I remember it being a Big Deal when somebody was calling LONG DISTANCE. “You can talk to Grandma for only a few minutes; it’s LONG DISTANCE!!”
I barely remember my aunt having a party line. This would have been early 1970s.
Around the same time, the phone book was still listing numbers as REgent 9-1234.
My father died in November 2008. The next spring we were cleaning out his ham radio shack in the basement, which was a mess to behold. Under the dreck was a black rotary desk phone covered in gunk. It still worked! And my mom said he had still been using it. Must have weighed ten pounds.
I used to use 10-10-987 about 10 years ago when I had to send the occasional fax to Italy.
Did any of you, as kids, answer the phone like this?
“Mahaloth residence”
Instead of Mahaloth, you said your last name.
I saw Theo do this on the Cosby show("Huxtable residence.).
My Dad had me and my brother do it as kids(the 1980’s).
0 for operator handled all of them. they were trained to get all the needed info and call all the right places. good if you were in a hurry.
Has anyone seen this?
http://www.thinkgeek.com/electronics/cell-phone/8928/
It’s an old style handset with Bluetooth to connect to your cell phone.
I want one. Anyone feel flush enough to buy one for me?
Ah, yes, busy signals. Don’t we all miss bus… stop throwing those heavy phones at me!!!
I miss having ONE yellow pages to rely on. Now for my tiny outside-New York City-village we have four competing ones that cover slightly different areas. The Internet has a ton of similar sites, but they are not the same–neither as complete or as helpful. Why would anyone want another Yellow Pages? (Anyone remember that ad?)
Yep, we used to call W-E-A-T-H-E-R to get the weather whenever you want it!
mmm
I have one of those. If I’m in the mood, I use it with the rotary-dialling app on my iPhone.
Here it was “Children’s Telephone”. I remember seeing that in the phone booth and couldn’t believe that anyone would pay to have two phone lines and what spoiled brats those kids must’ve been.
in the days before call waiting a children’s line might benefit the parents more than the kids.
Sorry, didn’t mean to forget this thread.
My parents bought a house in this small town Northern Ontario in 1977. My dad had just started working for the provincial government and was in Toronto for about 2 months, while mom was left in this small, mostly french speaking town, with an 8 year old daughter and a not quite 3 year old son.

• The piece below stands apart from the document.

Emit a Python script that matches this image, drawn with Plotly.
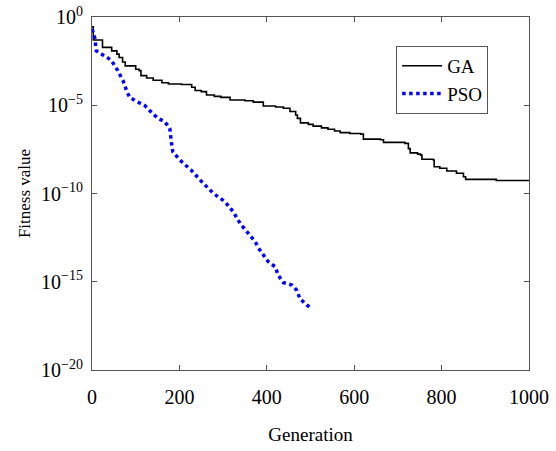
import plotly.graph_objects as go

ga_gen = [0, 3, 24, 45, 57, 62, 70, 76, 100, 108, 112, 125, 140, 160, 175, 205, 228, 236, 250, 262,
          280, 295, 316, 350, 369, 392, 420, 438, 453, 466, 470, 477, 495, 506, 525, 540, 555, 568,
          590, 615, 621, 660, 667, 716, 724, 728, 745, 752, 755, 781, 783, 796, 812, 834, 850, 855,
          925, 1000]
ga_fit = [2.8e-1, 5.0e-2, 1.9e-2, 1.2e-2, 7.9e-3, 5.1e-3, 2.8e-3, 1.7e-3, 1.1e-3, 9.1e-4, 4.8e-4,
          3.5e-4, 2.6e-4, 1.9e-4, 1.6e-4, 1.5e-4, 1.05e-4, 6.8e-5, 5.9e-5, 3.8e-5, 3.2e-5, 2.8e-5,
          2.0e-5, 1.8e-5, 1.5e-5, 9.1e-6, 7.9e-6, 6.8e-6, 4.4e-6, 2.8e-6, 1.8e-6, 1.0e-6, 8.3e-7,
          6.6e-7, 5.2e-7, 4.4e-7, 3.5e-7, 2.8e-7, 2.5e-7, 2.3e-7, 1.2e-7, 1.1e-7, 7.9e-8, 6.9e-8,
          3.5e-8, 2.0e-8, 1.7e-8, 1.5e-8, 8.7e-9, 7.9e-9, 3.3e-9, 2.7e-9, 1.9e-9, 1.4e-9, 8.9e-10,
          6.3e-10, 5.4e-10, 5.4e-10]

pso_gen = [0, 6, 10, 29, 44, 59, 71, 79, 86, 101, 121, 136, 151, 166, 178, 182, 185, 201, 227, 250,
           278, 304, 323, 339, 354, 373, 384, 403, 419, 426, 438, 457, 468, 476, 491, 500]
pso_fit = [2.1e-1, 7.1e-2, 1.2e-2, 6.5e-3, 3.6e-3, 9.1e-4, 2.5e-4, 6.8e-5, 2.8e-5, 1.7e-5, 9.5e-6,
           4.0e-6, 1.8e-6, 1.2e-6, 4.9e-7, 6.9e-8, 2.3e-8, 7.9e-9, 2.1e-9, 5.0e-10, 1.0e-10, 3.5e-11,
           9.3e-12, 2.0e-12, 6.9e-13, 1.9e-13, 6.3e-14, 1.4e-14, 7.1e-15, 2.4e-15, 8.9e-16, 6.6e-16,
           3.4e-16, 1.1e-16, 4.8e-17, 3.5e-17]

x_ticks = [0, 200, 400, 600, 800, 1000]
y_ticks = [1e0, 1e-5, 1e-10, 1e-15, 1e-20]
y_tick_text = ["10<sup>0</sup>", "10<sup>\u22125</sup>", "10<sup>\u221210</sup>",
               "10<sup>\u221215</sup>", "10<sup>\u221220</sup>"]

font = "Liberation Serif"

fig = go.Figure()
fig.add_trace(go.Scatter(x=ga_gen, y=ga_fit, name="GA", mode="lines", line_shape="hv",
                         line=dict(color="black", width=1.6)))
fig.add_trace(go.Scatter(x=pso_gen, y=pso_fit, name="PSO", mode="lines",
                         line=dict(color="#0000ff", width=3.5, dash="dot")))

axis_common = dict(showline=True, linecolor="#555555", linewidth=1, mirror="ticks",
                   ticks="inside", ticklen=5, tickcolor="#555555", showgrid=False,
                   zeroline=False, automargin=False,
                   tickfont=dict(family=font, size=20, color="black"))

fig.update_xaxes(range=[0, 1000], tickvals=x_ticks, ticklabelstandoff=9,
                 title=dict(text="Generation", font=dict(family=font, size=19, color="black"), standoff=20),
                 **axis_common)
fig.update_yaxes(type="log", range=[-20, 0], tickvals=y_ticks, ticktext=y_tick_text,
                 ticklabelstandoff=4,
                 title=dict(text="Fitness value", font=dict(family=font, size=17, color="black"), standoff=6),
                 **axis_common)

fig.update_layout(
    width=556, height=451,
    margin=dict(l=92, r=27, t=17, b=81, autoexpand=False),
    paper_bgcolor="white", plot_bgcolor="white",
    font=dict(family=font, color="black"),
    legend=dict(x=0.696, y=0.918, xanchor="left", yanchor="top",
                bordercolor="#555555", borderwidth=1, bgcolor="white",
                font=dict(family=font, size=19, color="black"),
                tracegroupgap=0, itemwidth=40),
    showlegend=True,
)

fig.write_html("out.html", config={"displayModeBar": False},
               post_script="document.body.style.margin='0';document.body.style.overflow='hidden';")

This house … was something to behold. It had 3 different patterns of geometric design wallpaper in the kitchen, all in red, orange and gold. My bedroom had yellow and silver wallpaper in some kind of Op-art garish radiating circles. The living room was popcorn ceilings, popcorn walls with glitter embedded in it, and white shag carpetting. The bathroom had some kind of blue fun-fur rug, (I told my brother they had skinned Cookie Monster) It was all quite garish.
But my parents bedroom had… (and this wallpaper went down within the first month, but not before the telephone guy came) some kind of dot-matrix type grayscale shades of women with bare breasts doing…things… I really can’t remember much but I think there were three images, one of a woman on top, one being done doggy style, and one where she was possibly performing oral sex on a man? I really am not sure, but I know my mother was HORRIBLY embarrassed by it and did not want to be seen as a “lonely newcomer leading phone guy into her bedroom with the porno wallpaper”.
So I got to stay home from school that day.